Гоголь сошел с поезда, подхватил свой пухлый саквояж и направился к пограничному контролю. Уж сколько он путешествовал, но всякий раз, когда на границе у него проверяли бумаги, ему делалось не по себе, будто вот-вот должны его уличить бог весть в каких грехах. Полный чиновник с лицом скорее приятным, чем нелюбезным, простукал штампы и вернул ему паспорт. Недолгий путь до почтовой станции Гоголь проделал со смешанным чувством: гордости, что вступает в необъятные пределы своей отчизны, и страха, точно сам себя добровольно ведет в тюрьму. Станция помещалась в невзрачном домишке, но все же это было государственное учреждение, о чем внятно напоминал с вывески двуглавый царский орел.

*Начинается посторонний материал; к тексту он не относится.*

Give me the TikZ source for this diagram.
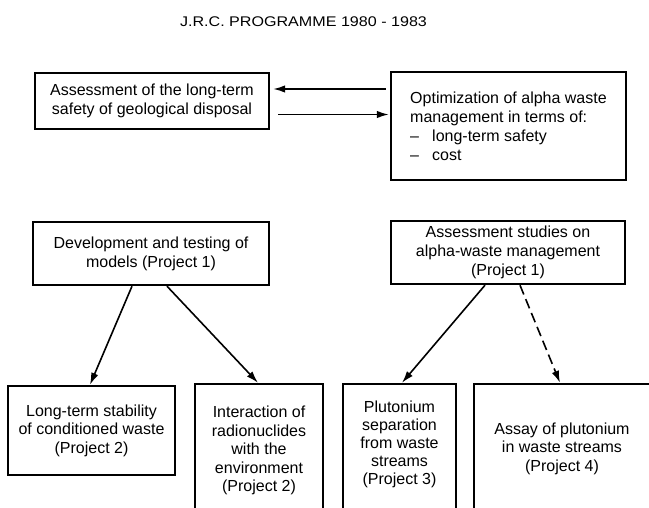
\documentclass[tikz,border=0pt]{standalone}
\usepackage{fontspec}
\setmainfont{Liberation Sans}
\usetikzlibrary{arrows.meta}
\begin{document}
\begin{tikzpicture}[x=1pt,y=-1pt,
  box/.style={draw, line width=2.4pt, inner sep=0pt, align=center, font=\fontsize{16}{19}\selectfont},
  lbl/.style={inner sep=0pt, align=center, font=\fontsize{16}{18.5}\selectfont},
  arr/.style={line width=1.6pt, -{Latex[length=12pt,width=7.5pt]}},
]
\useasboundingbox (0,0) rectangle (649,508);
\clip (0,0) rectangle (649,508);
\node[inner sep=0pt, anchor=base, font=\fontsize{14}{16}\selectfont\addfontfeature{FakeStretch=1.15}] (title) at (303.5,27) {J.R.C. PROGRAMME 1980 - 1983};

\node[box, minimum width=234pt, minimum height=56pt] (asm) at (152,101) {Assessment of the long-term\\safety of geological disposal};
\node[box, align=left, minimum width=235pt, minimum height=108pt] (opt) at (508.5,126) {Optimization of alpha waste\\management in terms of:\\\makebox[22pt][l]{--}long-term safety\\\makebox[22pt][l]{--}cost};

\node[box, minimum width=236pt, minimum height=63pt] (dev) at (151,253.5) {Development and testing of\\models (Project 1)};
\node[box, minimum width=234pt, minimum height=63pt] (ass) at (508,252.5) {Assessment studies on\\alpha-waste management\\(Project 1)};

\node[box, font=\fontsize{16}{18.5}\selectfont, minimum width=167pt, minimum height=89pt] (b1) at (91.5,430.5) {Long-term stability\\of conditioned waste\\(Project 2)};
\node[box, minimum width=128pt, minimum height=131pt] (b2) at (259,449.5) {};
\node[box, minimum width=113pt, minimum height=131pt] (b3) at (399.5,449.5) {};
\node[box, minimum width=191pt, minimum height=131pt] (b4) at (569.5,449.5) {};
\node[lbl] (t2) at (259,450.5) {Interaction of\\radionuclides\\with the\\environment\\(Project 2)};
\node[lbl, font=\fontsize{16}{18}\selectfont] (t3) at (399.5,444) {Plutonium\\separation\\from waste\\streams\\(Project 3)};
\node[lbl] (t4) at (562,448.5) {Assay of plutonium\\in waste streams\\(Project 4)};

\draw[arr, shorten <=4pt, shorten >=3pt] (opt.west |- 0,89) -- (asm.east |- 0,89);
\draw[arr, shorten <=8pt, shorten >=1pt] (asm.east |- 0,114.5) -- (opt.west |- 0,114.5);

\draw[arr] (132,0 |- dev.south) -- (90,0 |- b1.north);
\draw[arr] (167,0 |- dev.south) -- (258,0 |- b2.north);
\draw[arr] (485,0 |- ass.south) -- (402,0 |- b3.north);
\draw[arr, dash pattern=on 10pt off 5pt] (520,0 |- ass.south) -- (560,0 |- b4.north);
\end{tikzpicture}
\end{document}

Станционный смотритель встретил его крайне почтительно:
— Не желает ли ваше превосходительство перекусить, пока суд да дело?
Жена его, словно только и ждала этой минуты, внесла самовар. В один миг очутились на столе графинчик водки, и хлеб, и колбаса, и огурцы, и соленая рыба, и пирожки. Гоголь только головой кивнул и с наслаждением приступил к отечественной трапезе. Покончив с едой, он вальяжным жестом, какого никогда не позволил бы себе в Праге, бросил хозяину монету. Тот поймал ее, рассыпаясь в благодарностях, и передал жене. Жена, тоже не переставая благодарить и кланяться, вынесла саквояж. Они бережно усадили гостя в почтовую карету, наперебой желая счастливого пути, здоровья и всяких благ. Лошади тронули неспешной рысью. Пофыркивая, гремя бубенцами, они увозили карету по столбовой дороге все дальше и дальше — обратно, в прошлое столетие.